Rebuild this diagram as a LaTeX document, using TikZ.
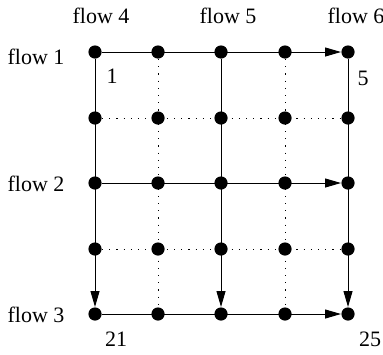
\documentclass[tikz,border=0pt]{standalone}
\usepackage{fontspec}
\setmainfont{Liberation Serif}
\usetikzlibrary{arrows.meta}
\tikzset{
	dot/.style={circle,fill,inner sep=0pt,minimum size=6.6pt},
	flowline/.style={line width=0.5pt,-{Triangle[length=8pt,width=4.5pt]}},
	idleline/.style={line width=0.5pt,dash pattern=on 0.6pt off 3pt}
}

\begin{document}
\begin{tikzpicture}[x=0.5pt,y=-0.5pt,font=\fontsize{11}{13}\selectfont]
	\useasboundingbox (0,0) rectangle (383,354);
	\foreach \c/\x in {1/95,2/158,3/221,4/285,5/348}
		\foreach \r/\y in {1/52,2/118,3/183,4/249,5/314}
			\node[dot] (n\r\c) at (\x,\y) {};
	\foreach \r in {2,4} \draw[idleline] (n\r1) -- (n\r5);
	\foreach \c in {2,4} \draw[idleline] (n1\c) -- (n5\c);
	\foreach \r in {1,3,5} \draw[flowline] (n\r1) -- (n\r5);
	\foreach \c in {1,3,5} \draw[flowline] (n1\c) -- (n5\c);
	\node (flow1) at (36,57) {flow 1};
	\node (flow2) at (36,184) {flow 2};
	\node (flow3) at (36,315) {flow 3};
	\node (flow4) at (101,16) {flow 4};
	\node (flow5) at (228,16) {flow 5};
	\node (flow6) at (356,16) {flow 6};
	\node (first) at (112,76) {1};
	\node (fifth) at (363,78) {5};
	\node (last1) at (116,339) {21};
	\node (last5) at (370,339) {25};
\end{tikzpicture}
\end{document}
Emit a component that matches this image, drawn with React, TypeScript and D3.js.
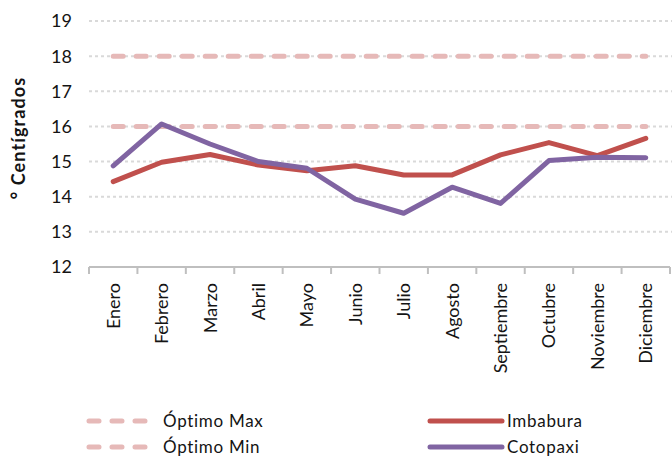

--- --- ---

Find the lines containing "this" and list every one of them.

__PROBLEM SOLUTION__.
Rebuild this diagram as a LaTeX document, using TikZ.
Emit a component that matches this image, drawn with React, TypeScript and D3.js.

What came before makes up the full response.